I’m learning to stop judging my soil. I’m learning to stop worrying if I’m "deep enough." I’m just trying to stay soft.
Softness isn’t weakness. Softness is the ability to receive. Hard ground repels water. Hard ground repels the Seed. Soft ground accepts it. It lets it break open. It lets it change.
So, what does this look like on a Tuesday in November? Or a Sunday in May?
It looks like sitting in your car for five minutes and just breathing. It looks like reading one verse and actually letting it sit in your gut, even if you don’t feel anything. It looks like forgiving someone not because you’ve mastered your anger, but because you’re tired of carrying the stone.
It looks like trusting that the One who scattered the seed across the field isn’t worried about the dirt. He’s counting on the seed.
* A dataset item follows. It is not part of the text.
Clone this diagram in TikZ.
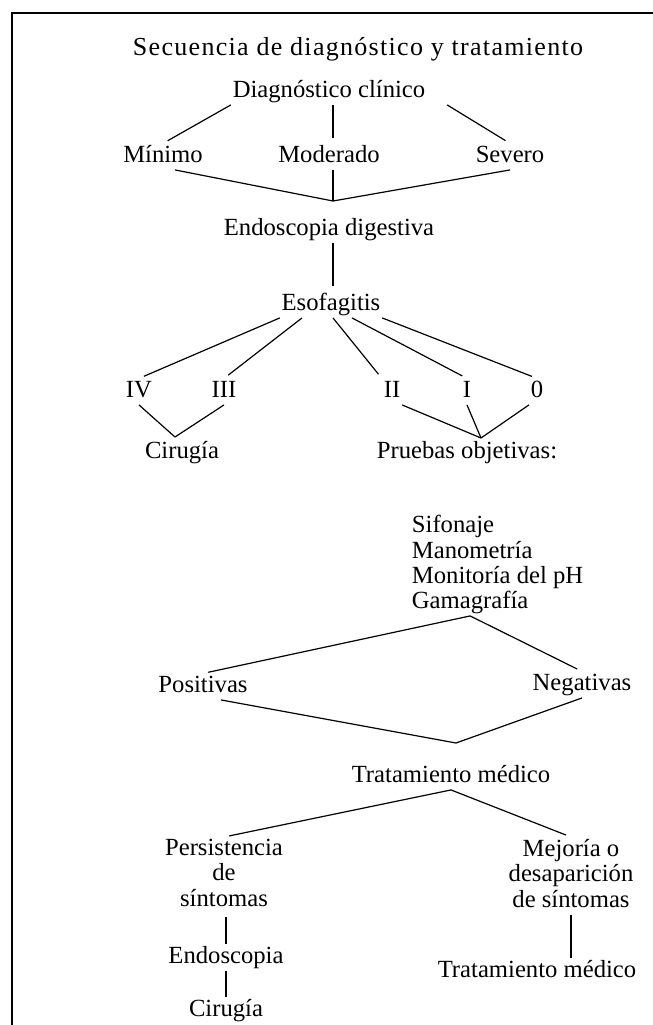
\documentclass[tikz,border=0pt]{standalone}
\usepackage{fontspec}
\setmainfont{Liberation Serif}

\tikzset{
  lbl/.style={font=\fontsize{18.5}{19}\selectfont, inner sep=1pt, text height=12.5pt, text depth=4.5pt, anchor=base},
  stack/.style={font=\fontsize{18.5}{19.1}\selectfont, inner sep=1pt, align=center, anchor=north},
  tie/.style={shorten >=4pt},
}

\begin{document}
\begin{tikzpicture}[x=0.75pt, y=-0.75pt, line width=0.9pt]
    \useasboundingbox (0,0) rectangle (653,1025);
    \draw[line width=1.5pt] (12,1025) -- (12,13) -- (653,13);

    \coordinate (j1) at (333,201);
    \coordinate (j2) at (175,437);
    \coordinate (j3) at (481,438);
    \coordinate (j4) at (456,743);

    \node[lbl, font=\fontsize{19.5}{20}\selectfont\addfontfeature{LetterSpace=5}] (title) at (358,55) {Secuencia de diagnóstico y tratamiento};

    \node[lbl] (dc) at (329,97) {Diagnóstico clínico};
    \node[lbl] (min) at (163,162) {Mínimo};
    \node[lbl] (mod) at (329,162) {Moderado};
    \node[lbl] (sev) at (510,162) {Severo};
    \node[lbl] (endo) at (329,235) {Endoscopia digestiva};
    \node[lbl] (eso) at (331,310) {Esofagitis};

    \node[lbl] (g4) at (139,397) {IV};
    \node[lbl] (g3) at (224,397) {III};
    \node[lbl] (g2) at (392,397) {II};
    \node[lbl] (g1) at (467,397) {I};
    \node[lbl] (g0) at (537,397) {0};

    \node[lbl] (cir) at (182,458) {Cirugía};
    \node[lbl] (prue) at (467,458) {Pruebas objetivas:};

    \node[lbl, anchor=base west] (sif) at (410,532) {Sifonaje};
    \node[lbl, anchor=base west] (man) at (410,558) {Manometría};
    \node[lbl, anchor=base west] (mon) at (410,583) {Monitoría del pH};
    \node[lbl, anchor=base west] (gam) at (410,608) {Gamagrafía};

    \node[lbl] (pos) at (203,692) {Positivas};
    \node[lbl] (neg) at (582,690) {Negativas};
    \node[lbl] (tm) at (451,782) {Tratamiento médico};

    \node[stack] (per) at (224,837) {Persistencia\\de\\síntomas};
    \node[stack] (mej) at (571,837) {Mejoría o\\desaparición\\de síntomas};
    \node[lbl] (endo2) at (226,963) {Endoscopia};
    \node[lbl] (cir2) at (226,1016) {Cirugía};
    \node[lbl] (tm2) at (537,977) {Tratamiento médico};

    % clinical grade
    \draw[tie] (dc.south west) -- (min.north);
    \draw[tie] (dc.south) ++(4,0) -- (mod.north -| j1);
    \draw[tie] (dc.south east) ++(20,0) -- (sev.north);
    \draw (min.south) ++(12,0) -- (j1);
    \draw (mod.south -| j1) -- (j1);
    \draw (sev.south) -- (j1);
    \draw[tie] (endo.south -| j1) -- (eso.north -| j1);

    % esophagitis grades
    \draw[tie] (eso.south west) -- (g4.north);
    \draw[tie] (eso.south) ++(-29,0) -- (g3.north);
    \draw[tie] (eso.south) ++(2,0) -- (g2.north west);
    \draw[tie] (eso.south) ++(21,0) -- (g1.north);
    \draw[tie] (eso.south east) -- (g0.north);

    \draw (g4.south) -- (j2);
    \draw (g3.south) -- (j2);
    \draw (g2.south east) -- (j3);
    \draw (g1.south) -- (j3);
    \draw (g0.south west) -- (j3);

    % objective tests
    \draw[tie] (gam.south) -- (pos.north);
    \draw[tie] (gam.south) -- (neg.north);
    \draw (pos.south) ++(18,0) -- (j4);
    \draw (neg.south) -- (j4);

    % medical treatment
    \draw[tie] (tm.south) -- (per.north);
    \draw[tie] (tm.south) -- (mej.north);
    \draw (per.south -| endo2.north) ++(0,9) -- (endo2.north);
    \draw (endo2.south) -- (endo2.south |- cir2.north);
    \draw (mej.south) ++(0,6) -- (mej.south |- tm2.north);
\end{tikzpicture}
\end{document}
The wind blew on Pentecost. The fire fell. The disciples went out. And three thousand were added that day.
Not because they were perfect. Not because they were eloquent. Not because they had curated their lives into a beautiful, thorn-free garden.
They went out. They spoke. They were vulnerable. And the Word took root.
Maybe you’re feeling like the rocky ground today. Maybe you feel like your faith is shallow, like it cracks under the first bit of pressure. Maybe you feel like the thorns of worry are choking out your joy.
Good.
That’s where the Seed wants to go.
Don’t try to fix the soil. Just listen to the Seed.
Let the Word of God do what it does. Let it break you open. Let it change you. Let it bear fruit, even if it’s just a small, quiet fruit in the middle of your chaos.
You don’t need to be the Sower. You just need to be the soil. And the Sower is faithful.
A Prayer for the Soil
Lord, I confess I’ve spent too much time analyzing my dirt. I’ve worried about my depth, my distractions, my ability to perform. I’ve tried to be the Sower, controlling the outcome, judging the harvest. But today, I step out of the driver’s seat. I let You be the Sower. I let Your Word fall on me, wherever I am. Whether I’m rocky or thorny or good, I receive it. Break me open. Change me from the inside out. Let Your Spirit move like wind and fire. I don’t need to be perfect. I just need to be Yours. Amen.